Council weighs interim step to improve sick leave law

Activists rallied at City Hall last year to promote passage of a law guaranteeing paid sick days for many workers in New York City. AP Photo/Mary Altaffer

Activists rallied at City Hall last year to promote passage of a law guaranteeing paid sick days for many workers in New York City. AP Photo/Mary Altaffer

When it comes to paid sick leave for New Yorkers, the new City Council’s motto could be “leave no worker behind.”

On Tuesday afternoon, the City Council is scheduled to vote on a proposed override of a Bloomberg administration veto of a tweak to the council’s paid sick leave law. An override requires support of two-thirds of the council’s 51 members.

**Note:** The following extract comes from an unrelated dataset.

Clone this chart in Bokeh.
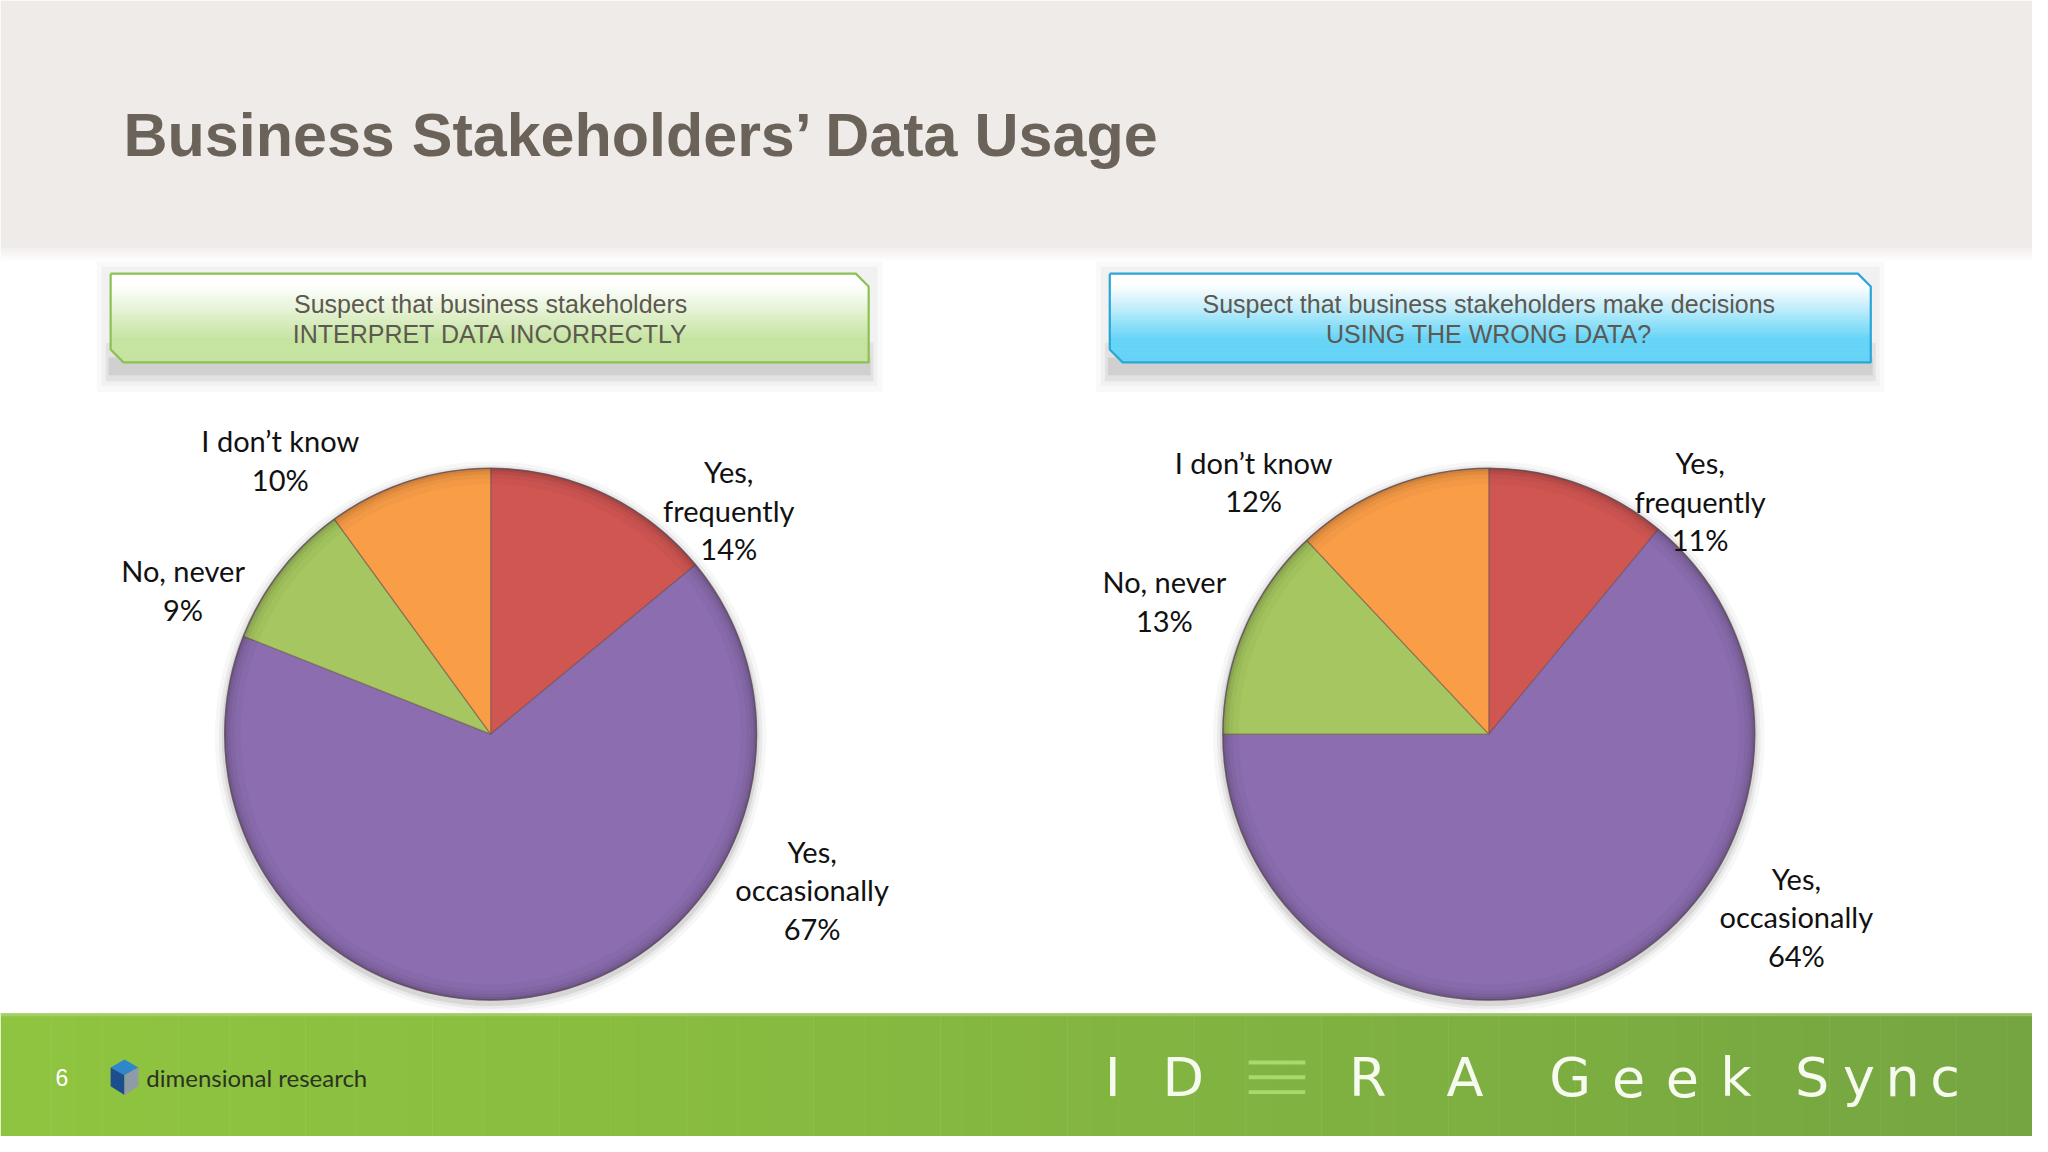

Approved unanimously last week by the council’s Committee on Civil Service and Labor, the measure adds manufacturers to the employers covered by the paid-leave law, under which all New York City companies with 15 or more employees must provide at least five paid sick leave days to their workers.

The factory workers would retain one distinction: they would be entitled only to unpaid leave. Currently, manufacturing workers have no protections under the law, which is scheduled to go into effect April 1.

The bill also requires employers to notify current employees of the paid sick leave law when it goes into effect, and clarifies the number of unused sick days workers may roll over from year to year.

The measure being voted on this week is an interim step while the council weighs a promised expansion of paid sick leave to all city businesses — including manufacturers — with five or more workers. If passed, that measure would also take effect April 1. 

That makes the council’s current actions on behalf of manufacturing workers something of a symbolic gesture — or a safety measure in case the new bill runs into trouble.

Newly seated Queens council member Daneek Miller, who was presiding over his first meeting as committee chair, said after the vote that the bill would help working people in the city.

“These are people working full-time jobs and making an impact on the companies they serve,” Miller said.

He appeared to appreciate the symbolic value of overriding a Bloomberg veto.

“We’re trying to correct some of the last administration’s work,” he said.